A ironia goteja como cera de vela. Em fevereiro, as autoridades da Legião revelaram que Maciel teve uma filha fora do casamento. Em agosto, notícias de Madri e da Cidade do México disseram que Maciel teve seis filhos de duas mulheres. O advogado José Bonilla, da Cidade do México, representa três dos filhos adultos, afirmando ter amplas evidências de sua paternidade e que exigem indenizações dos legionários. A ordem religiosa não os refutou.

Bonilla também afirmou que as autoridades da Legião sabiam sobre os filhos de Maciel na década de 90. Isso significa que a liderança da ordem enganou doadores e dois Papas por pelo menos duas décadas.

A fraude está em questão em um processo em Rhode Island, que procura desfazer o testamento de Gabrielle Mee, uma viúva que viveu em uma casa dirigida pelo Regnum Christi, o braço leigo da Legião. Os membros do Regnum Christi arrecadam dinheiro e estudam as cartas de Maciel. Desafiando a vontade da Sra. Mee, que doa sua propriedade de 15 milhões de dólares à Legião, sua sobrinha argumenta que, se a Sra. Mee soubesse a verdade sobre Maciel, nunca teria doado a quantia. Documentos do tribunal alegam que a Legião usou da generosidade da viúva para comprar um centro empresarial no condado de Westchester. Os moradores da região se opõem aos planos da ordem de montar ali um campus universitário.

Os pais de Glenn Favreau, um ex-legionário de Champlain, Nova Iorque, escreveram para a Legião buscando a devolução dos 13 mil dólares que doaram ao longo de 10 anos.

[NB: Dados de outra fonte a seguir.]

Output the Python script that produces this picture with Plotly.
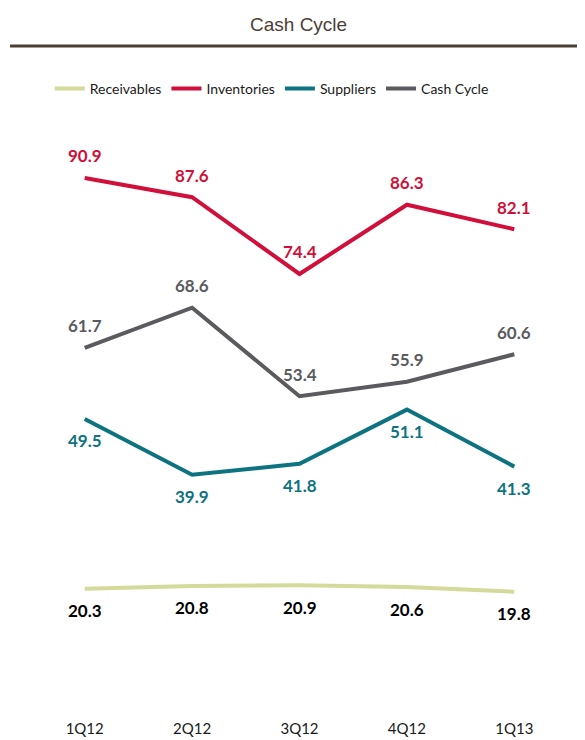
import plotly.graph_objects as go

quarters = ["1Q12", "2Q12", "3Q12", "4Q12", "1Q13"]
receivables = [20.3, 20.8, 20.9, 20.6, 19.8]
inventories = [90.9, 87.6, 74.4, 86.3, 82.1]
suppliers = [49.5, 39.9, 41.8, 51.1, 41.3]
cash_cycle = [61.7, 68.6, 53.4, 55.9, 60.6]

# name, values, line colour, label colour, label side (+1 above / -1 below)
series = [
    ("Receivables", receivables, "#D4DA9A", "#000000", -1),
    ("Inventories", inventories, "#D0103A", "#D0103A", 1),
    ("Suppliers", suppliers, "#0E7380", "#0E7380", -1),
    ("Cash Cycle", cash_cycle, "#5A5A5F", "#5A5A5F", 1),
]

# the page body has an 8px margin, so the figure is drawn 8px in from the corner
OFF = 8
FW, FH = 585 - OFF, 740 - OFF
# plot area in window pixels: x 31..568.5, y 125..707
L, W, T, H = 31 - OFF, 537.5, 125 - OFF, 582

def px_x(p):
    return (p - OFF - L) / W

def px_y(p):
    return (T + H - (p - OFF)) / H

fig = go.Figure()
annotations = []
for name, vals, col, lab_col, side in series:
    fig.add_trace(go.Scatter(
        x=quarters, y=vals, mode="lines", name=name,
        line=dict(color=col, width=4),
        hoverinfo="skip",
    ))
    for q, v in zip(quarters, vals):
        annotations.append(dict(
            x=q, y=v, xref="x", yref="y", text=f"{v:.1f}",
            showarrow=False, yshift=22 * side,
            font=dict(family="Lato", size=17, color=lab_col, weight="bold"),
        ))

annotations.append(dict(
    x=px_x(299), y=px_y(25), xref="paper", yref="paper", text="Cash Cycle",
    showarrow=False, yanchor="middle",
    font=dict(family="Liberation Sans", size=19, color="#4D4036"),
))

fig.update_layout(
    width=FW, height=FH,
    margin=dict(l=L, r=FW - L - W, t=T, b=FH - T - H, autoexpand=False),
    paper_bgcolor="white", plot_bgcolor="white",
    showlegend=True,
    legend=dict(
        orientation="h", x=px_x(272), xanchor="center",
        y=px_y(89), yanchor="middle",
        font=dict(family="Lato", size=14, color="#1A1A1A"),
        itemwidth=30, tracegroupgap=0,
    ),
    xaxis=dict(
        range=[-0.5, 4.5], showgrid=False, zeroline=False, showline=False,
        ticks="outside", ticklen=8, tickcolor="rgba(0,0,0,0)",
        tickfont=dict(family="Lato", size=15, color="#1A1A1A"),
    ),
    yaxis=dict(range=[0, 100], visible=False),
    annotations=annotations,
    shapes=[dict(
        type="line", xref="paper", yref="paper",
        x0=px_x(10), x1=px_x(585),
        y0=px_y(46), y1=px_y(46),
        line=dict(color="#4A3F35", width=3),
    )],
)

fig.write_html("out.html")
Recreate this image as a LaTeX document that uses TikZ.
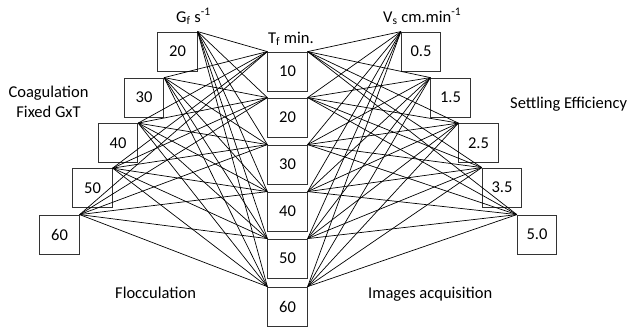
\documentclass[tikz,border=0pt]{standalone}
\usepackage{fontspec}
\setmainfont{Carlito}
\begin{document}
\begin{tikzpicture}[x=1pt,y=-1pt,
  valbox/.style={draw=black!80, line width=0.8pt, minimum width=39.5pt, minimum height=39pt,
    inner sep=0pt, font=\fontsize{16.5}{20}\selectfont},
  lbl/.style={inner sep=0pt, font=\fontsize{16.5}{20}\selectfont},
  link/.style={line width=0.7pt, black}]
\useasboundingbox (0,0) rectangle (630,330);

% Coagulation velocity gradient G_f
\node[valbox] (g20) at (177.5,51.5) {20};
\node[valbox] (g30) at (144,97.5) {30};
\node[valbox] (g40) at (118,143) {40};
\node[valbox] (g50) at (92.5,188) {50};
\node[valbox] (g60) at (59.5,234.5) {60};

% Flocculation time T_f
\node[valbox] (t10) at (287.5,71.5) {10};
\node[valbox] (t20) at (287.5,117.5) {20};
\node[valbox] (t30) at (287.5,164.5) {30};
\node[valbox] (t40) at (287.5,211.5) {40};
\node[valbox] (t50) at (287.5,258.5) {50};
\node[valbox] (t60) at (287.5,306.5) {60};

% Settling velocity V_s
\node[valbox] (v05) at (421,51.5) {0.5};
\node[valbox] (v15) at (450.5,97.5) {1.5};
\node[valbox] (v25) at (478.5,143) {2.5};
\node[valbox] (v35) at (502,187.5) {3.5};
\node[valbox] (v50) at (537,234.5) {5.0};

% every G_f value to every T_f value, every T_f value to every V_s value
\foreach \g in {g20,g30,g40,g50,g60}
  \foreach \t in {t10,t20,t30,t40,t50,t60}
    \draw[link] (\g.north east) -- (\t.north west);
\foreach \v in {v05,v15,v25,v35,v50}
  \foreach \t in {t10,t20,t30,t40,t50,t60}
    \draw[link] (\v.north west) -- (\t.north east);

% headings and stage labels
\node[lbl, anchor=base west] (hg) at (176,22) {G\textsubscript{f} s\textsuperscript{-1}};
\node[lbl, anchor=base west] (ht) at (268,43) {T\textsubscript{f} min.};
\node[lbl, anchor=base west] (hv) at (383,22) {V\textsubscript{s} cm.min\textsuperscript{-1}};
\node[lbl, anchor=base] (coag) at (48.5,97) {Coagulation};
\node[lbl, anchor=base] (fix) at (48.5,117) {Fixed GxT};
\node[lbl, anchor=base west] (settle) at (510,108) {Settling Efficiency};
\node[lbl, anchor=base west] (floc) at (115,298) {Flocculation};
\node[lbl, anchor=base west] (img) at (368,298) {Images acquisition};
\end{tikzpicture}
\end{document}
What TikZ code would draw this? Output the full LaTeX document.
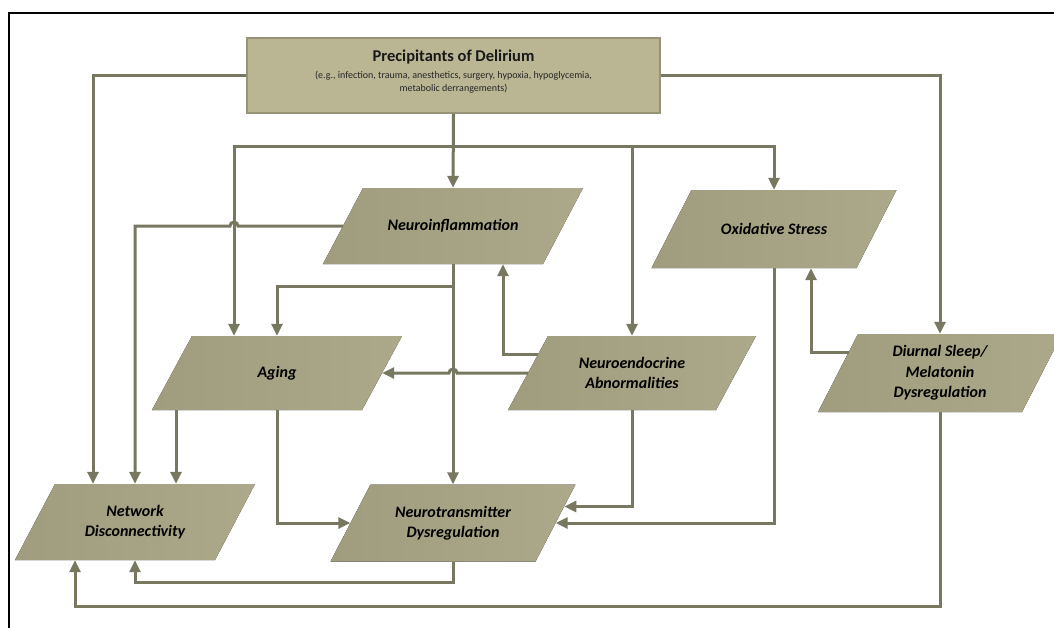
\documentclass[tikz,border=0pt]{standalone}
\usepackage{fontspec}
\setmainfont{Carlito}
\usetikzlibrary{arrows.meta,calc}
\definecolor{lc}{RGB}{120,120,96}
\definecolor{pf}{RGB}{172,169,138}
\definecolor{pfd}{RGB}{160,157,127}
\definecolor{bf}{RGB}{186,182,148}
\definecolor{bd}{RGB}{150,147,118}
\tikzset{
  ln/.style={draw=lc, line width=3pt},
  arr/.style={ln, -{Triangle[length=12pt,width=11pt]}},
  ptext/.style={inner sep=0pt, align=center, font=\fontsize{16}{20.5}\selectfont\bfseries\itshape, text=black},
}
\newcommand{\pbox}[6]{%
  \fill[left color=pfd, right color=pf] ({#2-#4/2+20},{#3-#5/2}) -- ({#2+#4/2+20},{#3-#5/2}) -- ({#2+#4/2-20},{#3+#5/2}) -- ({#2-#4/2-20},{#3+#5/2}) -- cycle;
  \node[ptext, minimum width=#4, minimum height=#5] (#1) at (#2,#3) {#6};
}
\begin{document}
\begin{tikzpicture}[x=1pt,y=-1pt]
\useasboundingbox (0,0) rectangle (1054,627);
\fill[white] (0,0) rectangle (1054,627);
\draw[black, line width=2.5pt] (9,640) -- (9,13) -- (1070,13);

% top box
\node[draw=bd, fill=bf, line width=1.5pt, minimum width=413, minimum height=75, inner sep=0] (pre) at (453.5,75.5) {};
\node[font=\fontsize{16.5}{18}\selectfont\bfseries, text=black!90, inner sep=0] (pretitle) at (453.5,57) {Precipitants of Delirium};
\node[font=\fontsize{10}{13}\selectfont, text=black!85, align=center, inner sep=0] (presub) at (453.5,82) {(e.g., infection, trauma, anesthetics, surgery, hypoxia, hypoglycemia,\\metabolic derrangements)};

% parallelograms
\pbox{ni}{453}{226}{220}{76}{Neuroinflammation}
\pbox{os}{774}{229}{205}{78}{Oxidative Stress}
\pbox{ne}{632}{373}{208}{74}{Neuroendocrine\\Abnormalities}
\pbox{dsm}{940}{373}{204}{78}{Diurnal Sleep/\\Melatonin\\Dysregulation}
\pbox{ag}{277}{373}{210}{74}{Aging}
\pbox{nd}{135}{522}{200}{76}{Network\\Disconnectivity}
\pbox{nt}{453}{523}{205}{77}{Neurotransmitter\\Dysregulation}

% helper coordinates
\coordinate (bus) at (453,146);
\coordinate (xa) at ($(ag.north)+(-43,0)$);
\coordinate (xp) at ($(nd.north)+(-42,0)$);
\coordinate (xg) at ($(ag.south)+(-101,0)$);
\coordinate (yb) at (0,606);

% from precipitants
\draw[arr] (pre.south) -- (ni.north);
\draw[arr] (bus) -| (xa |- ag.north);
\draw[arr] (bus) -| (os.north);
\draw[arr] (bus -| ne.north) -- (ne.north);
\draw[arr] (pre.west) -| (xp);
\draw[arr] (pre.east) -| (dsm.north);

% from neuroinflammation
\draw[arr] (ni.west) -- ($(ni.west -| xa)+(4,0)$) arc[start angle=0, end angle=-180, radius=4] -| (nd.north);
\draw[arr] (ni.south) -- (nt.north);
\draw[arr] ($(ni.south)+(0,22)$) -| (ag.north);

% from neuroendocrine
\draw[arr] ($(ne.west)+(10,-19)$) -| ($(ni.south)+(50,0)$);
\draw[arr] (ne.west) -- ($(ne.west -| ni.south)+(4,0)$) arc[start angle=0, end angle=-180, radius=4] -- (ag.east);
\draw[arr] (ne.south) |- ($(nt.east)+(8.6,-16.5)$);

% from oxidative stress
\draw[arr] (os.south) |- (nt.east);

% from diurnal sleep
\draw[arr] ($(dsm.west)+(10.8,-21)$) -| ($(os.south)+(37,0)$);
\draw[arr] (dsm.south) -- (dsm.south |- yb) -| ($(nd.south)+(-60,0)$);

% from aging
\draw[arr] (xg) -- (xg |- nd.north);
\draw[arr] (ag.south) |- (nt.west);

% from neurotransmitter
\draw[arr] (nt.south) -- ++(0,21) -| (nd.south);
\end{tikzpicture}
\end{document}
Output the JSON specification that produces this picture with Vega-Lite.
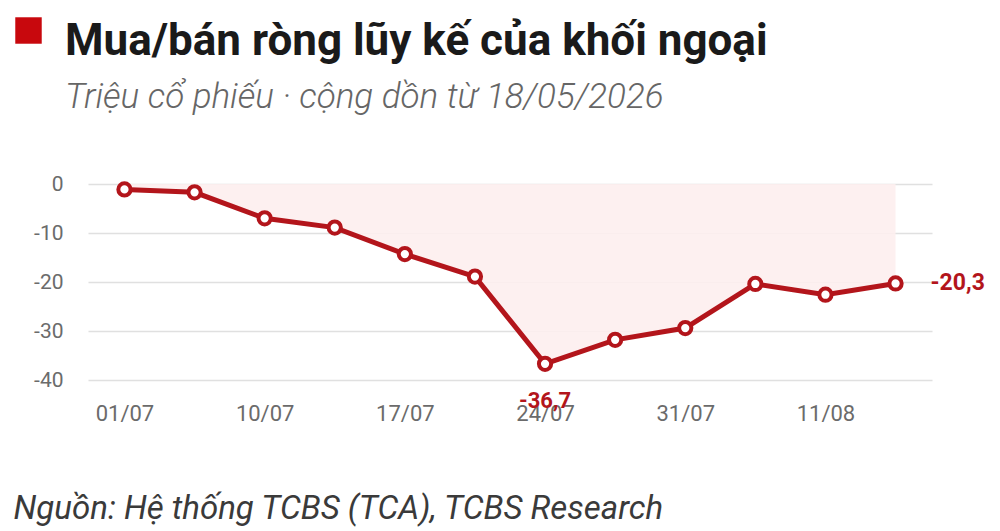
{
  "$schema": "https://vega.github.io/schema/vega-lite/v6.json",
  "width": 844,
  "height": 196,
  "autosize": {"type": "none"},
  "padding": {"left": 88, "top": 184, "right": 68, "bottom": 151},
  "background": "white",
  "title": {
    "text": "Mua/bán ròng lũy kế của khối ngoại",
    "subtitle": "Triệu cổ phiếu · cộng dồn từ 18/05/2026",
    "anchor": "start",
    "frame": "group",
    "dx": -23,
    "offset": -98,
    "font": "Roboto",
    "fontSize": 44,
    "fontWeight": "bold",
    "color": "#1a1a1a",
    "subtitleFont": "Roboto",
    "subtitleFontSize": 35,
    "subtitleFontStyle": "italic",
    "subtitleFontWeight": 300,
    "subtitleColor": "#666666",
    "subtitlePadding": 16
  },
  "config": {
    "view": {"stroke": null},
    "locale": {
      "number": {"decimal": ",", "thousands": ".", "grouping": [3], "currency": ["", " đ"], "minus": "-"}
    }
  },
  "data": {
    "values": [
      {"ngay": "01/07", "gia_tri": -1.1},
      {"ngay": "07/07", "gia_tri": -1.7},
      {"ngay": "10/07", "gia_tri": -7.0},
      {"ngay": "14/07", "gia_tri": -8.9},
      {"ngay": "17/07", "gia_tri": -14.3},
      {"ngay": "21/07", "gia_tri": -18.9},
      {"ngay": "24/07", "gia_tri": -36.7},
      {"ngay": "28/07", "gia_tri": -31.8},
      {"ngay": "31/07", "gia_tri": -29.4},
      {"ngay": "06/08", "gia_tri": -20.4},
      {"ngay": "11/08", "gia_tri": -22.6},
      {"ngay": "14/08", "gia_tri": -20.3}
    ]
  },
  "encoding": {
    "x": {
      "field": "ngay",
      "type": "ordinal",
      "sort": null,
      "scale": {"type": "point", "padding": 0.52},
      "axis": {
        "values": ["01/07", "10/07", "17/07", "24/07", "31/07", "11/08"],
        "labelAngle": 0,
        "labelFont": "Roboto",
        "labelFontSize": 22,
        "labelColor": "#6b6b6b",
        "labelPadding": 23,
        "ticks": false,
        "domain": false,
        "grid": false,
        "title": "Nguồn: Hệ thống TCBS (TCA), TCBS Research",
        "titleFont": "Roboto",
        "titleFontSize": 33,
        "titleFontStyle": "italic",
        "titleFontWeight": "normal",
        "titleColor": "#3a3a3a",
        "titleAnchor": "start",
        "titleAlign": "left",
        "titleBaseline": "alphabetic",
        "titleX": -75,
        "titleY": 138
      }
    },
    "y": {
      "field": "gia_tri",
      "type": "quantitative",
      "scale": {"domain": [-40, 0], "nice": false},
      "axis": {
        "values": [0, -10, -20, -30, -40],
        "labelFont": "Roboto",
        "labelFontSize": 21,
        "labelColor": "#6b6b6b",
        "labelPadding": 25,
        "ticks": false,
        "domain": false,
        "gridColor": "#e0e0e0",
        "gridWidth": 1.5,
        "title": null
      }
    }
  },
  "layer": [
    {
      "mark": {"type": "area", "color": "#fdeeee", "opacity": 0.9},
      "encoding": {"y2": {"datum": 0}}
    },
    {
      "mark": {"type": "line", "strokeWidth": 5},
      "encoding": {
        "color": {
          "datum": "Mua/bán ròng lũy kế",
          "scale": {"range": ["#b3151b"]},
          "legend": {
            "orient": "none",
            "legendX": -73,
            "legendY": -167,
            "symbolType": "square",
            "symbolSize": 700,
            "symbolFillColor": "#c8080d",
            "symbolStrokeColor": "#c8080d",
            "symbolStrokeWidth": 0,
            "labelExpr": "''",
            "title": null,
            "padding": 0
          }
        }
      }
    },
    {
      "mark": {"type": "point", "filled": true, "fill": "white", "stroke": "#b3151b", "strokeWidth": 4, "size": 150, "opacity": 1}
    },
    {
      "transform": [{"filter": "datum.ngay == '24/07'"}],
      "mark": {"type": "text", "font": "Roboto", "fontSize": 22, "fontWeight": "bold", "color": "#b3151b", "baseline": "middle", "align": "center", "dy": 37},
      "encoding": {"text": {"field": "gia_tri", "type": "quantitative", "format": ".1f"}}
    },
    {
      "transform": [{"filter": "datum.ngay == '14/08'"}],
      "mark": {"type": "text", "font": "Roboto", "fontSize": 23, "fontWeight": "bold", "color": "#b3151b", "baseline": "middle", "align": "left", "dx": 35},
      "encoding": {"text": {"field": "gia_tri", "type": "quantitative", "format": ".1f"}}
    }
  ]
}
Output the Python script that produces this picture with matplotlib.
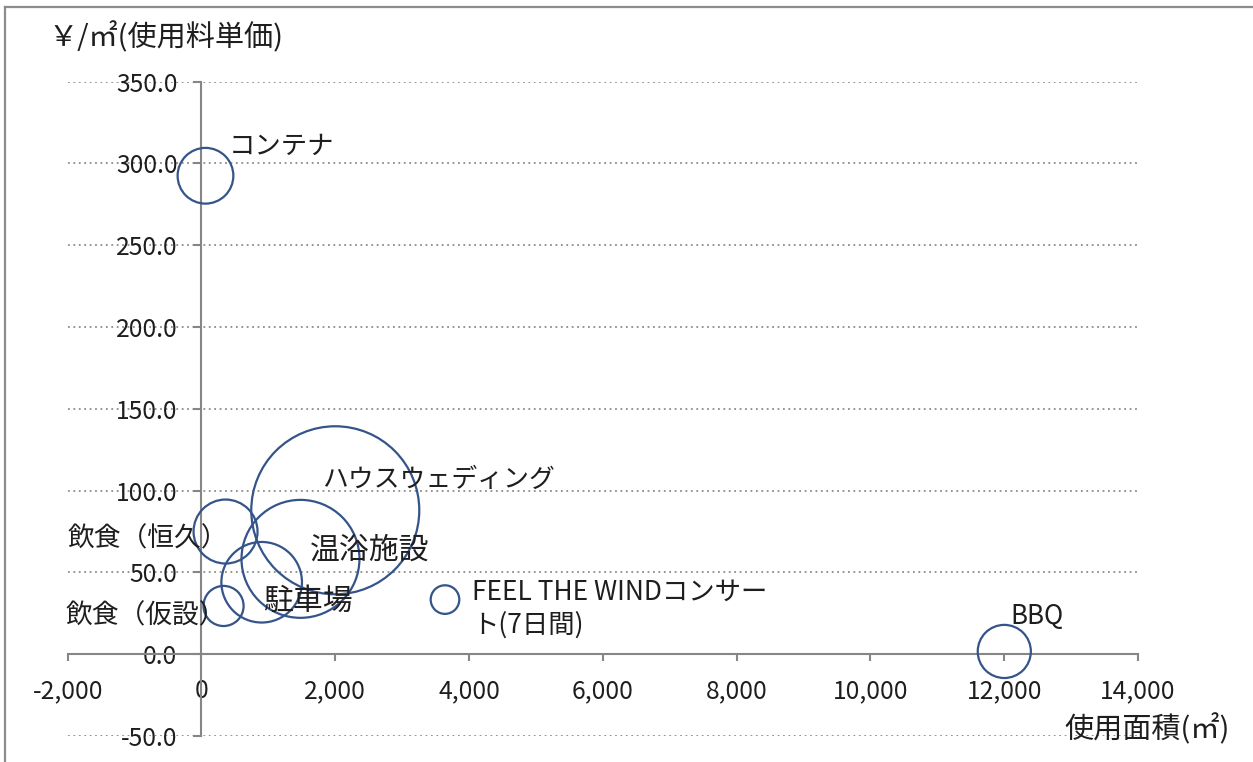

Bento XVI enviou cinco bispos de diversos países para investigar a Legião. Eles deveriam contratar contadores forenses para investigar suas finanças. Qualquer outra medida daria continuidade ao engano. O Vaticano deverá ordenar que a Legião pague o que for acordado com as vítimas e os filhos de Maciel. E, então, Sua Santidade deveria fechar essa operação doentia para sempre. Os padres e seminaristas da Legião com vocação genuína podem encontrar espaço em qualquer outro lugar da Igreja. Preservar a Legião como uma marca católica seria relativismo moral da pior espécie e uma mancha irreparável para este papado.